8. Enfin, Notre dit prédécesseur engage, dans la constitution rapportée ci-dessus, les Évêques, les Prélats supérieurs, et autres Ordinaires des lieux, à ne pas omettre d'invoquer le secours du bras séculier, s'il le faut, pour la mettre à exécution.

9. Toutes et chacune de ces choses non seulement Nous approuvons, confirmons, recommandons et enjoignons aux mêmes Supérieurs ecclésiastiques ; mais encore Nous personnellement, en vertu du devoir de Notre sollicitude apostolique, invoquons par Nos présentes lettres, et requérons de tout notre zèle, à l'effet de leur exécution, l'assistance et le secours de tous les princes et de toutes les puissances séculières catholiques, les souverains et les puissances étant choisis de Dieu pour être les défenseurs de la foi et les protecteurs de l'Église; et par conséquent, leur devoir étant d'employer tous les moyens pour faire rendre l'obéissance et l'observation dues aux constitutions apostoliques ; ce que leur ont rappelé les Pères du Concile de Trente, sess. 25, chap. 20; et ce qu'avait fortement auparavant bien déclaré l'empereur Charlemagne dans ses Capitulaires, tit. 1, chap 2. où, après avoir prescrit à tous ses sujets l'observation des ordonnances ecclésiastiques, il ajouta ce qui suit: Car nous ne pouvons concevoir comment peuvent nous être fidèles ceux qui se sont montrés infidèles à Dieu et à ses prêtres. C'est pourquoi, enjoignant aux présidents et ministres de tous ses domaines, d'obliger tous et chacun en particulier à rendre aux lois de l'Église l'obéissance qui leur est due, il édicta des peines très sévères contre ceux qui y manqueraient. Voici entre autres ses paroles: Ceux qui en ceci (ce qu'à Dieu ne plaise!) seront trouvés négligents et désobéissants, qu'ils sachent qu'il n'y a plus d'honneurs pour eux dans notre empire, fussent-ils même nos enfants, plus de place dans nos palais, plus de société ni de communication avec nous ni les nôtres, mais ils seront sévèrement punis.

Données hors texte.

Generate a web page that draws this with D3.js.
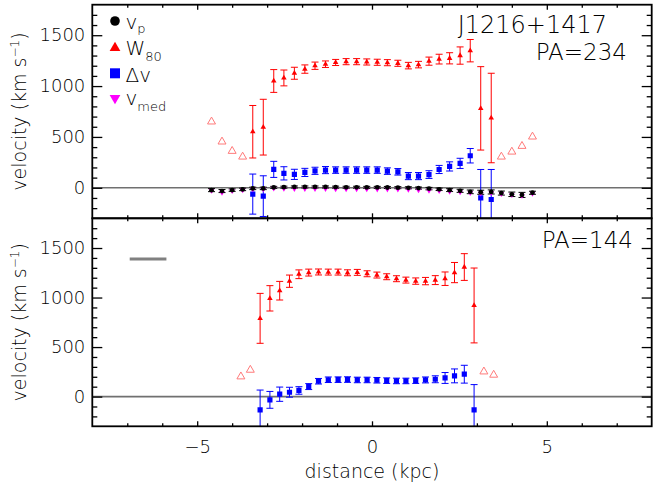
<!DOCTYPE html>
<html>
<head>
<meta charset="utf-8">
<script src="https://d3js.org/d3.v7.min.js"></script>
<style>
body { margin: 0; background: #fff; }
svg { display: block; }
text { font-family: "DejaVu Sans", sans-serif; font-weight: 200; fill: #000; }
</style>
</head>
<body>
<svg id="chart" width="658" height="485"></svg>
<script>
// top panel (PA=234): distance along slit in kpc
var topDist = [-4.59,-4.29,-4.00,-3.70,-3.41,-3.11,-2.81,-2.52,-2.22,-1.92,-1.63,-1.33,-1.04,-0.74,-0.44,-0.15,
               0.15,0.44,0.74,1.04,1.33,1.63,1.92,2.22,2.52,2.81,3.11,3.41,3.70,4.00,4.29,4.59];
var topVp    = [-23,-32,-23,-16,-6,-6,4,6,8,8,8,8,6,5,5,4,4,3,1,0,-3,-8,-15,-23,-30,-40,-44,-41,-52,-64,-70,-49];
var topVpErr = [15,15,12,12,12,12,10,10,10,10,10,10,10,10,10,10,10,10,10,10,10,12,12,14,15,18,20,20,20,22,25,15];
var topVmed  = [-28,-48,-30,-22,-12,-12,-6,-8,-10,-10,-10,-10,-12,-12,-12,-12,-14,-14,-16,-18,-22,-26,-30,-36,-42,-50,-55,-50,-60,-70,-76,-56];
var topW80    = [650,453,361,305,551,596,1050,1080,1126,1167,1200,1215,1232,1240,1240,1237,
                 1234,1230,1224,1201,1211,1245,1265,1273,1300,1348,781,686,305,354,410,502];
// null error = point drawn as open triangle
var topW80Err = [null,null,null,null,258,274,112,78,59,41,36,32,30,30,30,30,
                 30,30,30,32,32,40,48,55,85,110,410,440,null,null,null,null];
var topDv    = [null,null,null,null,-62,-82,181,142,132,151,167,174,174,174,174,174,
                174,164,157,115,115,130,180,210,240,315,-100,-115,null,null,null,null];
var topDvErr = [null,null,null,null,197,200,79,65,50,40,35,35,32,32,32,32,
                32,32,32,35,35,38,40,45,50,71,280,295,null,null,null,null];

// bottom panel (PA=144)
var botDist = [-3.75,-3.48,-3.20,-2.92,-2.64,-2.36,-2.09,-1.81,-1.53,-1.25,-0.97,-0.70,-0.42,-0.14,
               0.14,0.42,0.70,0.97,1.25,1.53,1.81,2.09,2.36,2.64,2.92,3.20,3.48];
var botW80    = [202,269,790,992,1069,1165,1235,1252,1258,1257,1257,1250,1254,1240,
                 1227,1210,1190,1176,1166,1166,1176,1190,1252,1308,920,252,219];
var botW80Err = [null,null,252,128,94,62,44,35,30,30,30,30,30,30,
                 30,30,30,30,32,37,45,68,102,135,378,null,null];
var botDv    = [null,null,-134,-33,24,44,62,101,155,170,171,172,168,168,
                165,161,158,158,161,168,175,188,209,226,-134,null,null];
var botDvErr = [null,null,200,85,72,50,38,30,28,28,28,28,28,28,
                28,28,28,28,28,30,35,55,70,90,255,null,null];

// grey bar in the lower panel
var barDist = [-6.93, -5.88];
var barVel = 1390;

var xMajor = [-5, 0, 5];
var yMajor = [0, 500, 1000, 1500];

var colW80 = "#ff0000", colDv = "#0000ff", colVp = "#000000", colVmed = "#ff00ff", colOpen = "#ff7a7a";

var svg = d3.select("#chart");

var xScale = d3.scaleLinear().domain([-8, 8]).range([92.3, 651.7]);
var yTop = d3.scaleLinear().domain([-300, 1800]).range([218.3, 4.7]);
var yBot = d3.scaleLinear().domain([-300, 1800]).range([426.3, 218.3]);

var xMinor = d3.range(-7, 8).filter(function(d){ return xMajor.indexOf(d) < 0; });
var yMinor = d3.range(-200, 1800, 100).filter(function(d){ return yMajor.indexOf(d) < 0; });

// marker shapes
function triUp(r){ return "M0," + (-r) + "L" + (0.866*r) + "," + (0.5*r) + "L" + (-0.866*r) + "," + (0.5*r) + "Z"; }
function triDown(r){ return "M0," + r + "L" + (0.866*r) + "," + (-0.5*r) + "L" + (-0.866*r) + "," + (-0.5*r) + "Z"; }
function square(h){ return "M" + (-h) + "," + (-h) + "h" + (2*h) + "v" + (2*h) + "h" + (-2*h) + "Z"; }

function idx(arr){ return d3.range(arr.length).filter(function(i){ return arr[i] !== null; }); }

function errBars(g, yScale, xs, vals, errs, color){
  var ids = idx(errs);
  var eb = g.append("g").attr("stroke", color).attr("stroke-width", 1).attr("fill", "none");
  eb.selectAll("path").data(ids).enter().append("path")
    .attr("d", function(i){
      var x = xScale(xs[i]), y0 = yScale(vals[i] - errs[i]), y1 = yScale(vals[i] + errs[i]);
      return "M" + x + "," + y0 + "V" + y1 +
             "M" + (x-3.5) + "," + y0 + "h7" +
             "M" + (x-3.5) + "," + y1 + "h7";
    });
}

function markers(g, yScale, xs, vals, ids, shape, fill, stroke){
  g.append("g").selectAll("path").data(ids).enter().append("path")
    .attr("transform", function(i){ return "translate(" + xScale(xs[i]) + "," + yScale(vals[i]) + ")"; })
    .attr("d", shape)
    .attr("fill", fill)
    .attr("stroke", stroke || "none")
    .attr("stroke-width", 1);
}

function panel(id, yScale, showX){
  var r = yScale.range();
  var top = r[1], bottom = r[0];
  var g = svg.append("g");

  g.append("clipPath").attr("id", "clip" + id)
    .append("rect").attr("x", xScale(-8)).attr("y", top)
    .attr("width", xScale(8) - xScale(-8)).attr("height", bottom - top);

  var plot = g.append("g").attr("clip-path", "url(#clip" + id + ")");

  // zero line
  plot.append("line")
    .attr("x1", xScale(-8)).attr("x2", xScale(8))
    .attr("y1", yScale(0)).attr("y2", yScale(0))
    .attr("stroke", "#707070").attr("stroke-width", 1.6);

  // axes with inward ticks
  function ax(axis, tx, ty, size, vals, fmt){
    var a = g.append("g").attr("transform", "translate(" + tx + "," + ty + ")")
      .call(axis.tickValues(vals).tickSize(size).tickSizeOuter(0).tickFormat(fmt ? d3.format("") : ""));
    a.select(".domain").remove();
    a.selectAll("line").attr("stroke", "#000").attr("stroke-width", 1.3);
    a.attr("font-family", null).attr("font-size", 18);
    return a;
  }
  ax(d3.axisLeft(yScale).tickPadding(7), xScale(-8), 0, -10, yMajor, true);
  ax(d3.axisLeft(yScale), xScale(-8), 0, -5, yMinor, false);
  ax(d3.axisRight(yScale), xScale(8), 0, -10, yMajor, false);
  ax(d3.axisRight(yScale), xScale(8), 0, -5, yMinor, false);
  ax(d3.axisTop(xScale), 0, top, -5, xMajor, false);
  ax(d3.axisTop(xScale), 0, top, -3, xMinor, false);
  ax(d3.axisBottom(xScale).tickPadding(14), 0, bottom, -5, xMajor, showX);
  ax(d3.axisBottom(xScale), 0, bottom, -3, xMinor, false);

  // frame
  g.append("rect")
    .attr("x", xScale(-8)).attr("y", top)
    .attr("width", xScale(8) - xScale(-8)).attr("height", bottom - top)
    .attr("fill", "none").attr("stroke", "#000").attr("stroke-width", 1.8);

  g.append("text")
    .attr("transform", "translate(25.5," + ((top + bottom) / 2) + ") rotate(-90)")
    .attr("text-anchor", "middle").attr("font-size", 19)
    .call(function(t){
      t.append("tspan").text("velocity (km s");
      t.append("tspan").attr("dy", -7).attr("font-size", 12).text("−1");
      t.append("tspan").attr("dy", 7).text(")");
    });

  return plot;
}

// ---- top panel ----
var pTop = panel("top", yTop, false);
errBars(pTop, yTop, topDist, topDv, topDvErr, colDv);
errBars(pTop, yTop, topDist, topW80, topW80Err, colW80);
errBars(pTop, yTop, topDist, topVp, topVpErr, colVp);
markers(pTop, yTop, topDist, topW80, idx(topW80).filter(function(i){ return topW80Err[i] === null; }), triUp(4.6), "none", colOpen);
markers(pTop, yTop, topDist, topDv, idx(topDv), square(2.6), colDv);
markers(pTop, yTop, topDist, topW80, idx(topW80Err), triUp(3.2), colW80);
markers(pTop, yTop, topDist, topVmed, idx(topVmed), triDown(3.2), colVmed);
markers(pTop, yTop, topDist, topVp, idx(topVp), "M-2.4,0a2.4,2.4 0 1,0 4.8,0a2.4,2.4 0 1,0 -4.8,0", colVp);

// ---- bottom panel ----
var pBot = panel("bot", yBot, true);
pBot.append("line")
  .attr("x1", xScale(barDist[0])).attr("x2", xScale(barDist[1]))
  .attr("y1", yBot(barVel)).attr("y2", yBot(barVel))
  .attr("stroke", "#808080").attr("stroke-width", 3);
errBars(pBot, yBot, botDist, botDv, botDvErr, colDv);
errBars(pBot, yBot, botDist, botW80, botW80Err, colW80);
markers(pBot, yBot, botDist, botW80, idx(botW80).filter(function(i){ return botW80Err[i] === null; }), triUp(4.6), "none", colOpen);
markers(pBot, yBot, botDist, botDv, idx(botDv), square(2.6), colDv);
markers(pBot, yBot, botDist, botW80, idx(botW80Err), triUp(3.2), colW80);

// labels
svg.append("text").attr("x", 607).attr("y", 33).attr("text-anchor", "end").attr("font-size", 24).text("J1216+1417");
svg.append("text").attr("x", 627).attr("y", 60).attr("text-anchor", "end").attr("font-size", 23).text("PA=234");
svg.append("text").attr("x", 633).attr("y", 248).attr("text-anchor", "end").attr("font-size", 23).text("PA=144");
svg.append("text").attr("x", xScale(0)).attr("y", 478).attr("text-anchor", "middle").attr("font-size", 19).text("distance (kpc)");

// legend
var legend = svg.append("g");
legend.append("circle").attr("cx", 115).attr("cy", 21).attr("r", 4.8).attr("fill", colVp);
legend.append("path").attr("transform", "translate(115,48)").attr("d", triUp(6.2)).attr("fill", colW80);
legend.append("path").attr("transform", "translate(115,73.3)").attr("d", square(5)).attr("fill", colDv);
legend.append("path").attr("transform", "translate(115,98)").attr("d", triDown(6.2)).attr("fill", colVmed);

function legendText(y, main, sub, shift){
  var t = legend.append("text").attr("x", 125.5).attr("y", y).attr("font-size", 20);
  t.append("tspan").text(main);
  if (sub) t.append("tspan").attr("dy", shift).attr("font-size", 13).text(sub);
}
legendText(29.3, "v", "p", 3.5);
legendText(55, "W", "80", 5.5);
legendText(81.7, "Δv");
legendText(105, "v", "med", 5.5);
</script>
</body>
</html>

10. Nous voulons qu'on ajoute aux copies des présentes même imprimées, signées de la main d'un notaire public, et scellées du sceau d'une personne constituée en dignité ecclésiastique, la même foi que l'on ajouterait aux présentes, si elles étaient représentées et montrées en original.

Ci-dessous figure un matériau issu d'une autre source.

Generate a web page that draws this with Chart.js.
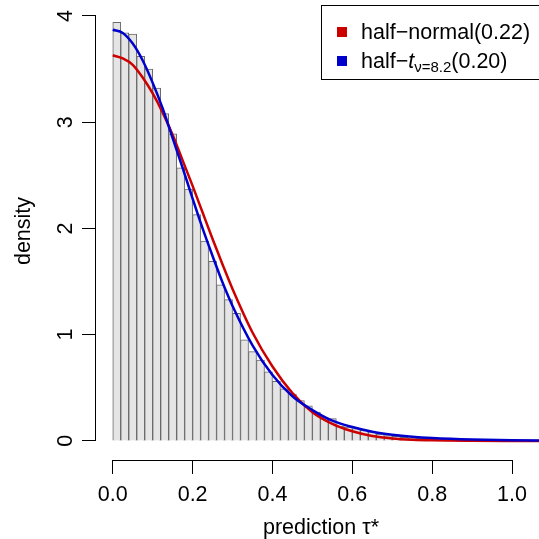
<!DOCTYPE html>
<html>
<head>
<meta charset="utf-8">
<script src="https://cdn.jsdelivr.net/npm/chart.js@4.4.0/dist/chart.umd.min.js"></script>
<style>
  html, body { margin: 0; padding: 0; background: #fff; }
  #caixa { width: 539px; height: 539px; }
</style>
</head>
<body>
<div id="caixa"><canvas id="myChart" width="539" height="539"></canvas></div>
<script>
// histograma (classes de 0.02)
const centros = [0.01, 0.03, 0.05, 0.07, 0.09, 0.11, 0.13, 0.15, 0.17, 0.19,
                 0.21, 0.23, 0.25, 0.27, 0.29, 0.31, 0.33, 0.35, 0.37, 0.39,
                 0.41, 0.43, 0.45, 0.47, 0.49, 0.51, 0.53, 0.55, 0.57, 0.59,
                 0.61, 0.63, 0.65, 0.67, 0.69, 0.71, 0.73, 0.75, 0.77, 0.79,
                 0.81, 0.83, 0.85, 0.87, 0.89, 0.91, 0.93, 0.95, 0.97, 0.99]
const densidade = [3.94, 3.84, 3.83, 3.62, 3.50, 3.32, 3.08, 2.89, 2.57, 2.37,
                   2.13, 1.88, 1.69, 1.47, 1.33, 1.20, 0.95, 0.84, 0.76, 0.65,
                   0.56, 0.49, 0.44, 0.38, 0.33, 0.27, 0.22, 0.21, 0.14, 0.13,
                   0.115, 0.10, 0.085, 0.063, 0.05, 0.042, 0.034, 0.029, 0.025, 0.021,
                   0.018, 0.015, 0.013, 0.011, 0.009, 0.008, 0.007, 0.006, 0.005, 0.004]

// curvas ajustadas
const curvaX = [0, 0.025, 0.05, 0.075, 0.1, 0.125, 0.15, 0.175, 0.2, 0.225, 0.25, 0.275, 0.3,
                0.35, 0.4, 0.45, 0.5, 0.55, 0.6, 0.65, 0.7, 0.75, 0.8, 0.9, 1.0, 1.1]
const halfNormal = [3.63, 3.60, 3.54, 3.42, 3.27, 3.09, 2.88, 2.64, 2.40, 2.15, 1.90, 1.66, 1.43,
                    1.02, 0.70, 0.45, 0.27, 0.16, 0.09, 0.046, 0.023, 0.011, 0.005, 0.001, 0.0, 0.0]
const halfT = [3.87, 3.84, 3.74, 3.58, 3.37, 3.13, 2.85, 2.57, 2.28, 2.00, 1.74, 1.49, 1.27,
               0.90, 0.62, 0.42, 0.29, 0.19, 0.13, 0.086, 0.058, 0.039, 0.027, 0.013, 0.006, 0.003]

const ticksX = [0, 0.2, 0.4, 0.6, 0.8, 1.0]
const labelsX = ['0.0', '0.2', '0.4', '0.6', '0.8', '1.0']
const ticksY = [0, 1, 2, 3, 4]
const labelsY = ['0', '1', '2', '3', '4']

const fonte = '"Liberation Sans", Arial, Helvetica, sans-serif'
const tam = 21.5

const barras = centros.map((c, i) => ({x: c, y: densidade[i]}))
const pontosN = curvaX.map((c, i) => ({x: c, y: halfNormal[i]}))
const pontosT = curvaX.map((c, i) => ({x: c, y: halfT[i]}))

const eixos = {
  id: 'eixos',
  afterDraw(chart) {
    const c = chart.ctx
    const sx = chart.scales.x
    const sy = chart.scales.y
    const area = chart.chartArea
    c.save()
    c.strokeStyle = '#000'
    c.lineWidth = 1
    // linhas dos eixos
    c.beginPath()
    c.moveTo(sx.getPixelForValue(0), Math.round(area.bottom) + 0.5)
    c.lineTo(sx.getPixelForValue(1), Math.round(area.bottom) + 0.5)
    c.moveTo(Math.round(area.left) - 0.5, sy.getPixelForValue(0))
    c.lineTo(Math.round(area.left) - 0.5, sy.getPixelForValue(4))
    c.stroke()

    c.fillStyle = '#000'
    c.font = tam + 'px ' + fonte
    c.textAlign = 'center'
    c.textBaseline = 'alphabetic'
    ticksX.forEach((v, i) => {
      c.fillText(labelsX[i], sx.getPixelForValue(v), 501)
    })
    ticksY.forEach((v, i) => {
      c.save()
      c.translate(71.5, sy.getPixelForValue(v))
      c.rotate(-Math.PI / 2)
      c.fillText(labelsY[i], 0, 0)
      c.restore()
    })
    // titulos
    c.fillText('prediction \u03c4*', 321, 534)
    c.save()
    c.translate(30, 231)
    c.rotate(-Math.PI / 2)
    c.fillText('density', 0, 0)
    c.restore()

    // legenda
    c.strokeRect(321.5, 5.5, 240, 74)
    c.textAlign = 'left'
    c.fillStyle = '#CD0000'
    c.fillRect(337, 27, 10, 10)
    c.fillStyle = '#0000CD'
    c.fillRect(337, 56, 10, 10)
    c.fillStyle = '#000'
    c.fillText('half\u2212normal(0.22)', 361, 39)
    let px = 361
    const by = 68
    c.fillText('half\u2212', px, by)
    px += c.measureText('half\u2212').width
    c.font = 'italic ' + tam + 'px ' + fonte
    c.fillText('t', px, by)
    px += c.measureText('t').width
    c.font = Math.round(tam * 0.7) + 'px ' + fonte
    c.fillText('\u03bd=8.2', px, by + 4)
    px += c.measureText('\u03bd=8.2').width
    c.font = tam + 'px ' + fonte
    c.fillText('(0.20)', px, by)
    c.restore()
  }
}

const ctx = document.getElementById('myChart')
new Chart(ctx, {
  type: 'bar',
  data: {
    datasets: [
      {
        type: 'line',
        label: 'half-t',
        data: pontosT,
        borderColor: '#0000CD',
        borderWidth: 2.5,
        pointRadius: 0,
        fill: false,
        cubicInterpolationMode: 'monotone',
        order: 0
      },
      {
        type: 'line',
        label: 'half-normal',
        data: pontosN,
        borderColor: '#CD0000',
        borderWidth: 2.5,
        pointRadius: 0,
        fill: false,
        cubicInterpolationMode: 'monotone',
        order: 1
      },
      {
        type: 'bar',
        label: 'hist',
        data: barras,
        backgroundColor: '#E5E5E5',
        borderColor: '#6A6A6A',
        borderWidth: 1,
        barPercentage: 1,
        categoryPercentage: 1,
        order: 2
      }
    ]
  },
  options: {
    responsive: false,
    animation: false,
    layout: { padding: 0 },
    plugins: { legend: { display: false }, tooltip: { enabled: false } },
    scales: {
      x: {
        type: 'linear',
        offset: false,
        min: -0.042,
        max: 1.0676,
        afterBuildTicks: s => { s.ticks = ticksX.map(v => ({value: v})) },
        afterFit: s => { s.height = 79 },
        grid: { drawOnChartArea: false, offset: false, color: '#000', tickLength: 14 },
        border: { display: false },
        ticks: { display: false }
      },
      y: {
        type: 'linear',
        min: -0.18,
        max: 4.15,
        afterBuildTicks: s => { s.ticks = ticksY.map(v => ({value: v})) },
        afterFit: s => { s.width = 96 },
        grid: { drawOnChartArea: false, color: '#000', tickLength: 14 },
        border: { display: false },
        ticks: { display: false }
      }
    }
  },
  plugins: [eixos]
})
</script>
</body>
</html>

11. Qu'il ne soit donc permis à aucun homme d'enfreindre ou de contrarier, par une entreprise téméraire, cette Bulle de Notre confirmation, rénovation, approbation, commission, invocation, réquisition, décret et volonté. Si quelqu'un est assez téméraire pour le tenter, qu'il sache qu'il encourra l'indignation du Dieu Tout-Puissant et des bienheureux apôtres saint Pierre et saint Paul.

Donné à Rome, près Sainte-Marie-Majeure, l'an de l'Incarnation de Notre Seigneur M. DCC. LI, le XV des Calendes d'avril, la XIe année de Notre Pontificat.